La autobiografía es un género para maestros consumados. Hay que llegar a la altura de Gómez de la Serna –sí, otra vez Ramón, qué pasa– y enfilar el género allá por la madurez, cuando lo de escribir en primera persona se convierte, precisamente, en una Automoribundia. La literatura del yo exige agallas, porque resulta que el tipo que se sienta ante el ordenador es el mismo que se agazapa emboscado entre las palabras que brotan del teclado (la escritura automática existe: basta con comprobar lo que sucede cuando una tecla se queda enganchada y emerge en la pantalla una hilera infinita de efes). El tipo que escribe es el mismo personaje vapuleado por la vida del que habla el autor al describir en su prosa meticulosa una pelea en un bar, un coito en un tercer piso sin ascensor o una visita accidentada al potro del dentista (una especie de Torquemada ateo o, cuando menos, laico).

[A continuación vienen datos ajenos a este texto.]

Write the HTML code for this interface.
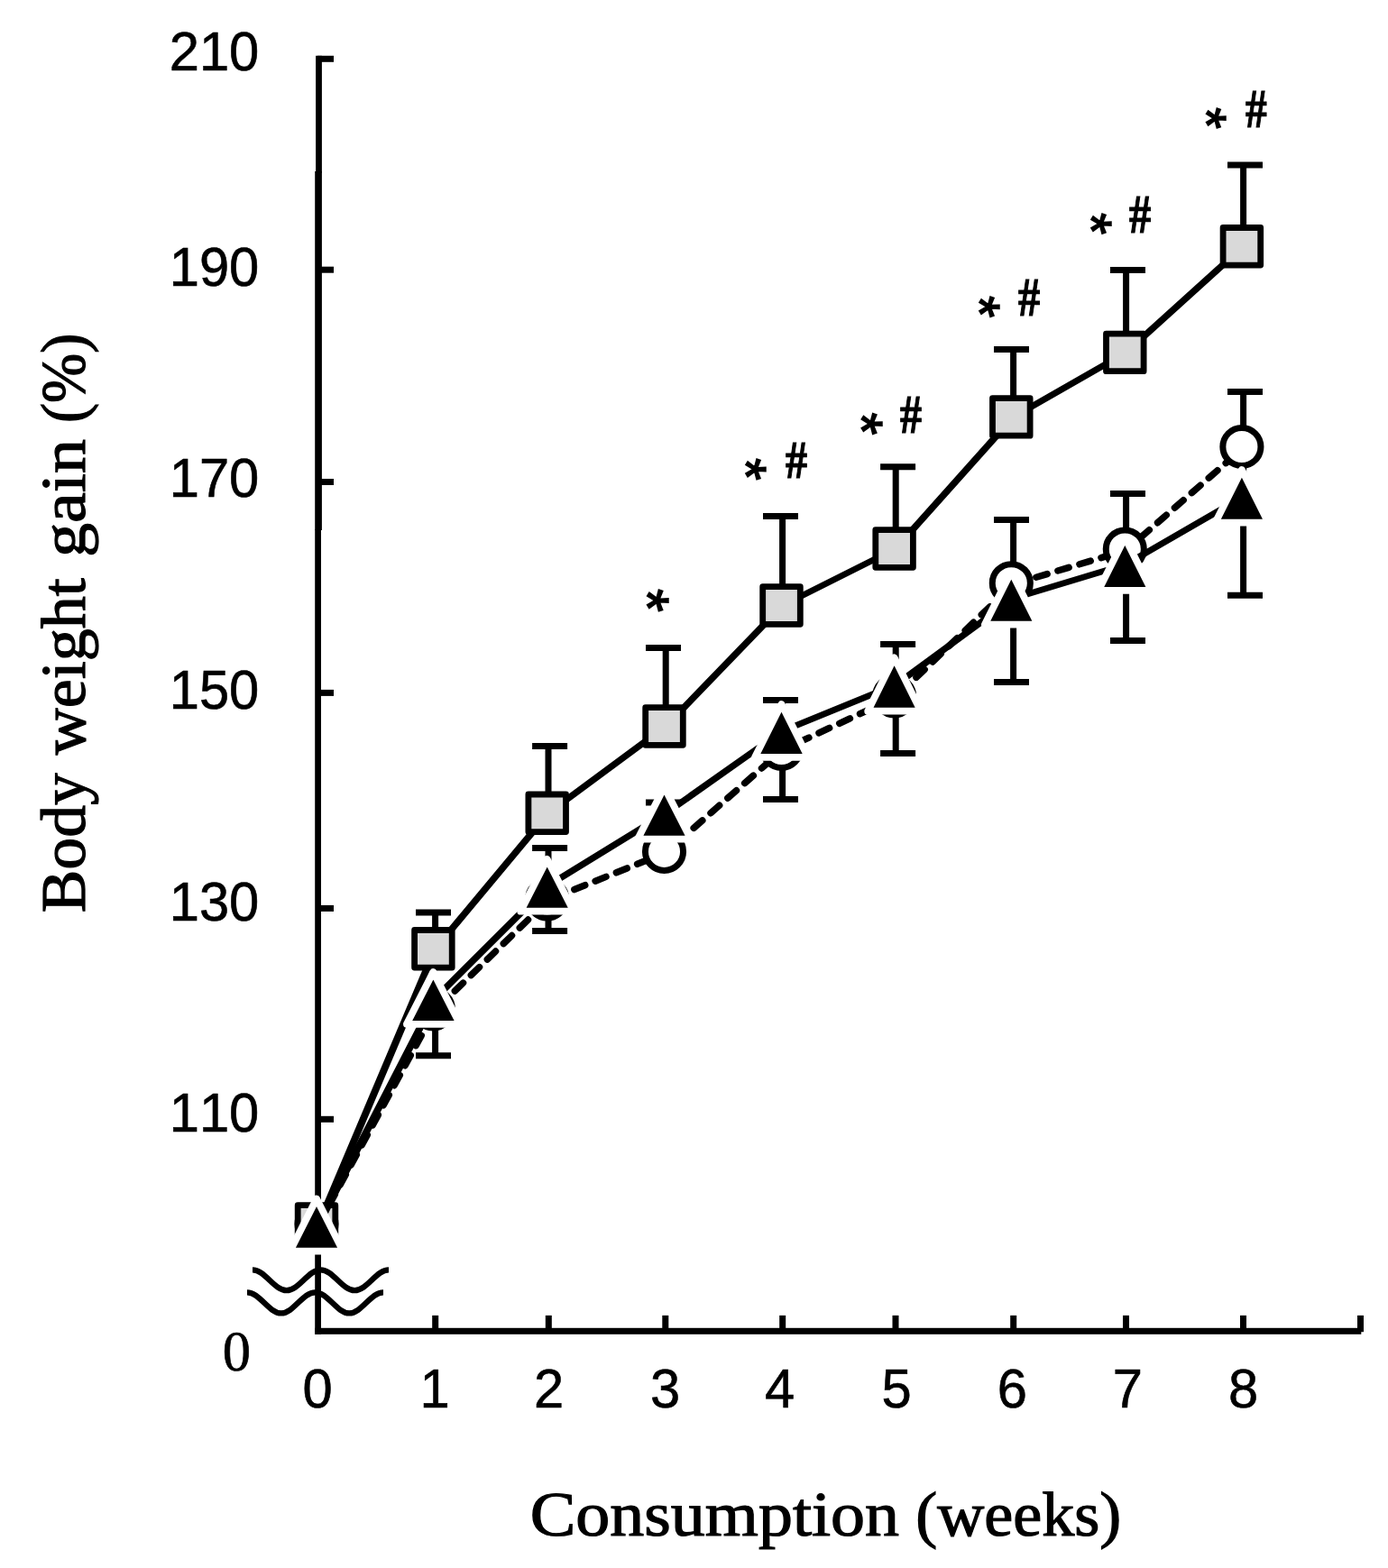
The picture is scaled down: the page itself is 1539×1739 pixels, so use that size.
<!DOCTYPE html>
<html lang="en"><head><meta charset="utf-8"><title>Body weight gain (%) vs Consumption (weeks)</title>
<style>html,body{margin:0;padding:0;background:#fff}body{width:1539px;height:1739px;overflow:hidden}svg{display:block}.sans{font-family:"Liberation Sans",Arial,Helvetica,sans-serif;font-kerning:none}.serif{font-family:"Liberation Serif","Times New Roman",serif}text{fill:#000}</style></head><body>
<svg width="1539" height="1739" viewBox="0 0 1539 1739">
<rect width="1539" height="1739" fill="#fff"/>
<g id="axes" fill="#000">
<rect x="350.1" y="61.8" width="6.8" height="130"/>
<rect x="349.2" y="190" width="7.7" height="398"/>
<rect x="349.2" y="587" width="6.8" height="892.8"/>
<rect x="349.2" y="1472.8" width="1160.1" height="7"/>
<rect x="352" y="61.8" width="18" height="7"/>
<rect x="352" y="295.7" width="18" height="7"/>
<rect x="352" y="531" width="18" height="7"/>
<rect x="352" y="764.9" width="18" height="7"/>
<rect x="352" y="1003.9" width="18" height="7"/>
<rect x="352" y="1237.8" width="18" height="7"/>
<rect x="479.2" y="1458.9" width="7" height="17"/>
<rect x="604.8" y="1458.9" width="7" height="17"/>
<rect x="734.3" y="1458.9" width="7" height="17"/>
<rect x="864.2" y="1458.9" width="7" height="17"/>
<rect x="989.5" y="1458.9" width="7" height="17"/>
<rect x="1120.2" y="1458.9" width="7" height="17"/>
<rect x="1245" y="1458.9" width="7" height="17"/>
<rect x="1375" y="1458.9" width="7" height="17"/>
<rect x="1505" y="1458.9" width="7" height="18.3"/>
</g>
<g id="axis-break" stroke="#000" stroke-width="6.3" fill="none">
<path d="M280 1408.3C293.75 1408.3 304 1431.2 317.75 1431.2C331.5 1431.2 341.75 1408.3 355.5 1408.3C369.25 1408.3 379.5 1431.2 393.25 1431.2C407 1431.2 417.25 1408.3 431 1408.3"/>
<path d="M274 1433.3C287.75 1433.3 298 1456.4 311.75 1456.4C325.5 1456.4 335.75 1433.3 349.5 1433.3C363.25 1433.3 373.5 1456.4 387.25 1456.4C401 1456.4 411.25 1433.3 425 1433.3"/>
</g>
<g id="errorbars" stroke="#000" stroke-width="7" fill="none">
<path d="M461 1012H500 M482.6 1012V1052.3"/>
<path d="M461 1170.8H500 M482.6 1170.8V1119"/>
<path d="M590.1 827.5H629.1 M608 827.5V901.8"/>
<path d="M590.1 940.4H629.1 M608 940.4V997"/>
<path d="M590.1 1032.5H629.1 M608 1032.5V997"/>
<path d="M716 718.6H755 M738.2 718.6V805.5"/>
<path d="M716 890H755 M738.2 890V944.4"/>
<path d="M846 572.5H885 M867.6 572.5V671.5"/>
<path d="M846 776.6H885 M867.6 776.6V830.5"/>
<path d="M846 886.5H885 M867.6 886.5V830.5"/>
<path d="M976.1 517.7H1015.1 M993.2 517.7V608.5"/>
<path d="M976.1 714.5H1015.1 M993.2 714.5V772"/>
<path d="M976.1 835.5H1015.1 M993.2 835.5V772"/>
<path d="M1102 387.6H1141 M1123.6 387.6V462.4"/>
<path d="M1102 576.5H1141 M1123.6 576.5V646.7"/>
<path d="M1102 756.5H1141 M1123.6 756.5V646.7"/>
<path d="M1231 299.6H1270 M1248.6 299.6V390.9"/>
<path d="M1231 547.6H1270 M1248.6 547.6V609"/>
<path d="M1231 710.5H1270 M1248.6 710.5V609"/>
<path d="M1361 183H1400 M1378.6 183V273.3"/>
<path d="M1361 434.5H1400 M1378.6 434.5V495.5"/>
<path d="M1361 660.3H1400 M1378.6 660.3V495.5"/>
</g>
<g id="series-circle">
<polyline points="353.5,1357.5 482.6,1120.2 608,998.2 738.2,945.6 867.6,831.7 993.2,773.2 1123.6,647.9 1248.6,610.2 1378.6,496.7" fill="none" stroke="#000" stroke-width="7.5" stroke-dasharray="12.8 12.3" stroke-dashoffset="0.7" stroke-linecap="round" stroke-linejoin="round"/>
<circle cx="351" cy="1357.5" r="21.05" fill="#fff" stroke="#000" stroke-width="7"/>
<circle cx="480.4" cy="1119" r="21.05" fill="#fff" stroke="#000" stroke-width="7"/>
<circle cx="606.7" cy="997" r="21.05" fill="#fff" stroke="#000" stroke-width="7"/>
<circle cx="736.5" cy="944.4" r="21.05" fill="#fff" stroke="#000" stroke-width="7"/>
<circle cx="866.5" cy="830.5" r="21.05" fill="#fff" stroke="#000" stroke-width="7"/>
<circle cx="991.6" cy="772" r="21.05" fill="#fff" stroke="#000" stroke-width="7"/>
<circle cx="1121.3" cy="646.7" r="21.05" fill="#fff" stroke="#000" stroke-width="7"/>
<circle cx="1247.3" cy="609" r="21.05" fill="#fff" stroke="#000" stroke-width="7"/>
<circle cx="1376.9" cy="495.5" r="21.05" fill="#fff" stroke="#000" stroke-width="7"/>
</g>
<g id="series-square">
<polyline transform="scale(1.21 1)" points="292.15,1357.5 398.84,1052.3 502.48,901.8 610.08,805.5 717.02,671.5 820.83,608.5 928.6,462.4 1031.9,390.9 1139.34,273.3" fill="none" stroke="#000" stroke-width="6.7" stroke-linejoin="round"/>
<rect x="330.2" y="1336.7" width="41.6" height="41.6" fill="#d9d9d9" stroke="#000" stroke-width="6.8" stroke-linejoin="round"/>
<rect x="459.6" y="1031.5" width="41.6" height="41.6" fill="#d9d9d9" stroke="#000" stroke-width="6.8" stroke-linejoin="round"/>
<rect x="585.9" y="881" width="41.6" height="41.6" fill="#d9d9d9" stroke="#000" stroke-width="6.8" stroke-linejoin="round"/>
<rect x="715.7" y="784.7" width="41.6" height="41.6" fill="#d9d9d9" stroke="#000" stroke-width="6.8" stroke-linejoin="round"/>
<rect x="845.7" y="650.7" width="41.6" height="41.6" fill="#d9d9d9" stroke="#000" stroke-width="6.8" stroke-linejoin="round"/>
<rect x="970.8" y="587.7" width="41.6" height="41.6" fill="#d9d9d9" stroke="#000" stroke-width="6.8" stroke-linejoin="round"/>
<rect x="1100.5" y="441.6" width="41.6" height="41.6" fill="#d9d9d9" stroke="#000" stroke-width="6.8" stroke-linejoin="round"/>
<rect x="1226.5" y="370.1" width="41.6" height="41.6" fill="#d9d9d9" stroke="#000" stroke-width="6.8" stroke-linejoin="round"/>
<rect x="1356.1" y="252.5" width="41.6" height="41.6" fill="#d9d9d9" stroke="#000" stroke-width="6.8" stroke-linejoin="round"/>
</g>
<g id="series-triangle">
<polyline transform="scale(1.21 1)" points="292.15,1357.5 398.84,1107.15 502.48,982.05 610.08,902.05 717.02,810.7 820.83,759.4 928.6,663.7 1031.9,625.85 1139.34,550.7" fill="none" stroke="#000" stroke-width="6.7" stroke-linejoin="round"/>
<polygon points="351,1329.57 380.45,1387.7 321.55,1387.7" fill="#000" stroke="#fff" stroke-width="7.8" stroke-linejoin="round"/>
<polygon points="480.4,1078.01 509.87,1135.8 450.93,1135.8" fill="#000" stroke="#fff" stroke-width="7.8" stroke-linejoin="round"/>
<polygon points="606.7,952.91 636.17,1010.7 577.23,1010.7" fill="#000" stroke="#fff" stroke-width="7.8" stroke-linejoin="round"/>
<polygon points="736.5,872.91 765.97,930.7 707.03,930.7" fill="#000" stroke="#fff" stroke-width="7.8" stroke-linejoin="round"/>
<polygon points="866.5,780.98 895.91,839.8 837.09,839.8" fill="#000" stroke="#fff" stroke-width="7.8" stroke-linejoin="round"/>
<polygon points="991.6,729.42 1020.99,788.7 962.21,788.7" fill="#000" stroke="#fff" stroke-width="7.8" stroke-linejoin="round"/>
<polygon points="1121.3,634.11 1150.72,692.7 1091.88,692.7" fill="#000" stroke="#fff" stroke-width="7.8" stroke-linejoin="round"/>
<polygon points="1247.3,596.19 1276.72,654.9 1217.88,654.9" fill="#000" stroke="#fff" stroke-width="7.8" stroke-linejoin="round"/>
<polygon points="1376.9,521.11 1406.32,579.7 1347.48,579.7" fill="#000" stroke="#fff" stroke-width="7.8" stroke-linejoin="round"/>
</g>
<g id="ylabels" class="sans" font-size="60.6" text-anchor="end" stroke="#000" stroke-width="0.6" lengthAdjust="spacingAndGlyphs">
<text x="287.3" y="78" textLength="99.6" lengthAdjust="spacingAndGlyphs">210</text>
<text x="287.3" y="317.3" textLength="99.6" lengthAdjust="spacingAndGlyphs">190</text>
<text x="287.3" y="551.1" textLength="99.6" lengthAdjust="spacingAndGlyphs">170</text>
<text x="287.3" y="786" textLength="99.6" lengthAdjust="spacingAndGlyphs">150</text>
<text x="287.3" y="1020.6" textLength="99.6" lengthAdjust="spacingAndGlyphs">130</text>
<text x="287.3" y="1255.1" textLength="99.6" lengthAdjust="spacingAndGlyphs">110</text>
</g>
<g id="xlabels" class="sans" font-size="60.6" text-anchor="middle" stroke="#000" stroke-width="0.6">
<text x="352.1" y="1560.6" textLength="33.2" lengthAdjust="spacingAndGlyphs">0</text>
<text x="482.2" y="1560.6" textLength="33.2" lengthAdjust="spacingAndGlyphs">1</text>
<text x="608.6" y="1560.6" textLength="33.2" lengthAdjust="spacingAndGlyphs">2</text>
<text x="737.6" y="1560.6" textLength="33.2" lengthAdjust="spacingAndGlyphs">3</text>
<text x="864.7" y="1560.6" textLength="33.2" lengthAdjust="spacingAndGlyphs">4</text>
<text x="994.1" y="1560.6" textLength="33.2" lengthAdjust="spacingAndGlyphs">5</text>
<text x="1122.3" y="1560.6" textLength="33.2" lengthAdjust="spacingAndGlyphs">6</text>
<text x="1250.4" y="1560.6" textLength="33.2" lengthAdjust="spacingAndGlyphs">7</text>
<text x="1378.6" y="1560.6" textLength="33.2" lengthAdjust="spacingAndGlyphs">8</text>
</g>
<text id="zero" class="serif" font-size="64" stroke="#000" stroke-width="0.7" x="246.7" y="1519.6" textLength="31.29" lengthAdjust="spacingAndGlyphs">0</text>
<text id="xtitle" class="serif" font-size="69.5" stroke="#000" stroke-width="1.2" y="1703.3">
<tspan x="587.66" textLength="409.45" lengthAdjust="spacingAndGlyphs">Consumption</tspan>
<tspan x="1015.26" textLength="228.1" lengthAdjust="spacingAndGlyphs">(weeks)</tspan>
</text>
<text id="ytitle" class="serif" font-size="70" stroke="#000" stroke-width="1.2" transform="translate(94.2 1010.6) rotate(-90)" y="0">
<tspan x="-1.54" textLength="154.87" lengthAdjust="spacingAndGlyphs">Body</tspan>
<tspan x="173.4" textLength="195.88" lengthAdjust="spacingAndGlyphs">weight</tspan>
<tspan x="392.56" textLength="131.12" lengthAdjust="spacingAndGlyphs">gain</tspan>
<tspan x="541.52" textLength="99.3" lengthAdjust="spacingAndGlyphs">(%)</tspan>
</text>
<g id="significance" stroke="#000">
<text class="sans star" font-size="66.65" stroke-width="1.5" transform="translate(728.95 665.95) rotate(90) translate(-13 34.16)">*</text>
<text class="sans star" font-size="63.83" stroke-width="1.5" transform="translate(838.85 520.55) rotate(90) translate(-12.45 32.71)">*</text>
<text class="serif hash" font-weight="bold" font-size="60.15" stroke-width="1.2" x="871" y="530.1" textLength="24" lengthAdjust="spacingAndGlyphs">#</text>
<text class="sans star" font-size="64.11" stroke-width="1.5" transform="translate(965.8 469.9) rotate(90) translate(-12.5 32.86)">*</text>
<text class="serif hash" font-weight="bold" font-size="61.22" stroke-width="1.2" x="998" y="479.5" textLength="24" lengthAdjust="spacingAndGlyphs">#</text>
<text class="sans star" font-size="62.69" stroke-width="1.5" transform="translate(1097.5 340.2) rotate(90) translate(-12.22 32.13)">*</text>
<text class="serif hash" font-weight="bold" font-size="61.98" stroke-width="1.2" x="1128.99" y="350.4" textLength="24.21" lengthAdjust="spacingAndGlyphs">#</text>
<text class="sans star" font-size="62.27" stroke-width="1.5" transform="translate(1220.45 248.2) rotate(90) translate(-12.14 31.91)">*</text>
<text class="serif hash" font-weight="bold" font-size="60.46" stroke-width="1.2" x="1251.89" y="258.3" textLength="24.21" lengthAdjust="spacingAndGlyphs">#</text>
<text class="sans star" font-size="61.84" stroke-width="1.5" transform="translate(1348.35 131.05) rotate(90) translate(-12.06 31.69)">*</text>
<text class="serif hash" font-weight="bold" font-size="62.29" stroke-width="1.2" x="1380.91" y="141.4" textLength="23.68" lengthAdjust="spacingAndGlyphs">#</text>
</g>
</svg></body></html>
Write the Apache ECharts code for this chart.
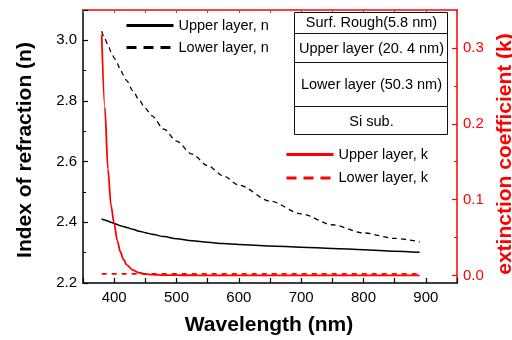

A veces el que va mucho al dentista sucede que también era un gran viajero de los destartalados autobuses de su infancia. Y que, como aparte de ser cliente del transporte público, también es escritor, va y lo narra en su particular Automoribundia. La literatura del yo a veces tiene estas cosas, porque es la literatura de los dientes y de los asientos roídos de los autobuses de dos pisos, y de cualquiera de esos prodigiosos detalles que encumbran la realidad hasta transformarla en una entrañable obra de arte. A Martin Amis, por ejemplo, en su autobiografía Experiencia le da por relatar inverosímiles (pero dolorosamente reales) problemas de dentadura. Y, en una pausa de sus crónicas desde el sillón del odontólogo, aporta al lector esta confesión, que constituye una de las cimas de la literatura del bus:
«Mi primera palabra fue “bus”. Aparte de mis primeros balbuceos de infante –“mami” y “papi” y “Philip” –, “bus” fue la primera palabra que pronuncié en mi vida. A lo largo de mi niñez en Swansea sentí una pasión sin paliativos por aquellos grandes autobuses de dos pisos y color rojo sangre, y solía montarme en ellos y viajar sin rumbo fijo durante horas, y un día tras otro». O sea que el bus, ese monosílabo asequible hasta para el infante más remolón, es también una escuela para forjar un idioma. El espabilado niño Amis sabía ya que la vida se cata con perspectivas insólitas desde lo alto de un doubledecker rojo (en su defecto, valen el antiguo trolebús y sus modernos remedos).
Para olvidarse de los dientes y otros traumas, se impone acceder al último rincón del bus y dejarse llevar sin rumbo por las rutas anárquicas, para abordar las calles ignoradas que se niegan al peatón, atado al enfoque plano de la acera. El pequeño Amis, con sus dientes de leche a salvo de los matasanos de Madison Avenue, se dejaba arrastrar por la corriente de los buses rojos de Swansea. Y a aquel individuo no se le ocurrió otra palabra, tenía que ser “bus” para debutar en una lengua que luego moldearía a su antojo. Cada uno se aferra a la primera sílaba que se cruza en su camino.